We joined the club in July. Just three short weeks after joining, Kim’s sister and husband came to stay with us for a week. Rick bought a week’s pass at our club and he and I planned to play several mornings. On one of those mornings, we were by ourselves as a twosome with a full field. We stepped up to hole number seven which was a 140 yard par 3. The hole was invisible from the tee box that day as it was tucked directly behind the right side bunker, maybe 120 yards that day. I teed off first; a perfect soft 8-iron. When a golf shot hits the ‘sweet spot’ of the club, you don’t feel a thing – there’s very little sound due to no vibration.
When the ball left my club, it felt perfect but due to the closeness of the hole to the bunker, (and my personal knowledge of my performance), all I could think was ‘please don’t go in the bunker’. I saw the ball miss the bunker and I didn’t see it after that. I felt it was a good shot, but was afraid it ran to the back of the green without my being able to see it. Truth be told, I didn’t want to get my hopes up to be letdown.
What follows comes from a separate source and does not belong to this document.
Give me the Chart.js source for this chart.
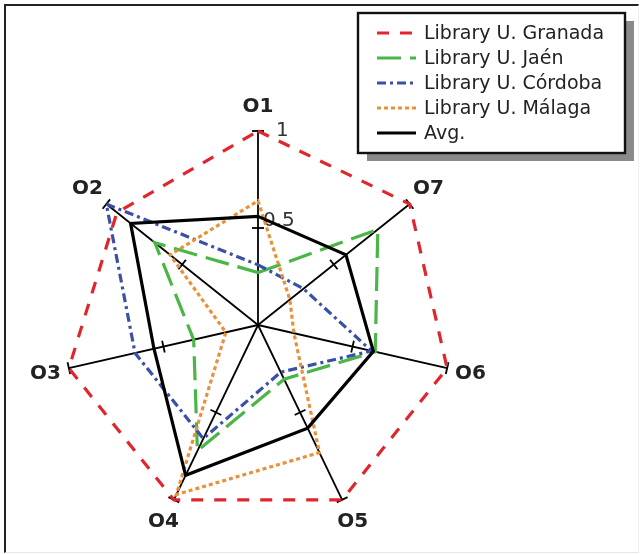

Rick got up next and hit his shot. We had a cart that day and so on the short ride to the green, he was joking that it might be in the cup. I had never had an ace before so of course I was thinking we would find it off the green somewhere. We got out of the cart. I headed to the back of the green and Rick to the cup. And that’s when Rick showed a big, wide grin and said, “hey Rob, look here in the cup”.
Sure enough, I had shot an ace, a hole-in-one! Aces and eagles, (2 shots below par for the hole), are always thrilling to see no matter who shoots it. Rick and I threw up the high-fives with each other, big smiles and grins. It actually is a bit surreal getting your first ace.
There was a foursome of older men behind us. While we were on the green of number seven, we could see them on the green of number six. I guess they saw our high-fiving as the next thing we know, here comes one of the old dudes flying up to our green in his cart (the only time these old guys play fast). My assumption was that he was coming up to congratulate me. (Aw, that’s so nice.)
His name, (I found out later), was George. George – “did it go in the cup?”
Me – wide grin on my face, “yes!”
George – “you have insurance?”
Me – at first I just stared. My mind was racing….what the hell? I was thinking to myself – what the heck?…..what kind of a country club is this that people ride up to you and try to sell you insurance?!? Next then my blank stare turned to one of gradual indignation. At 100% indignation level, (and a furrowed brow), I just looked back at George and said to him, “well of course I have insurance!”
George – now with a somewhat confused look, he says “no, no, no…I mean hole-in-one insurance.”
Me – “what the heck is that?”
George – now smiling, “you’d better get the Hell out of here”.
And with that, George rode off into the sunset…or back to #7 tee box.
There’s an old saying about it being better to be lucky than to be good. I think that was made up to describe my game. Most golfers go their whole lives without a hole-in-one. I have since shot one more, plus an amazing “hole-in-three” (first shot in the water, re-tee, next shot in the cup). No one tried to sell me insurance.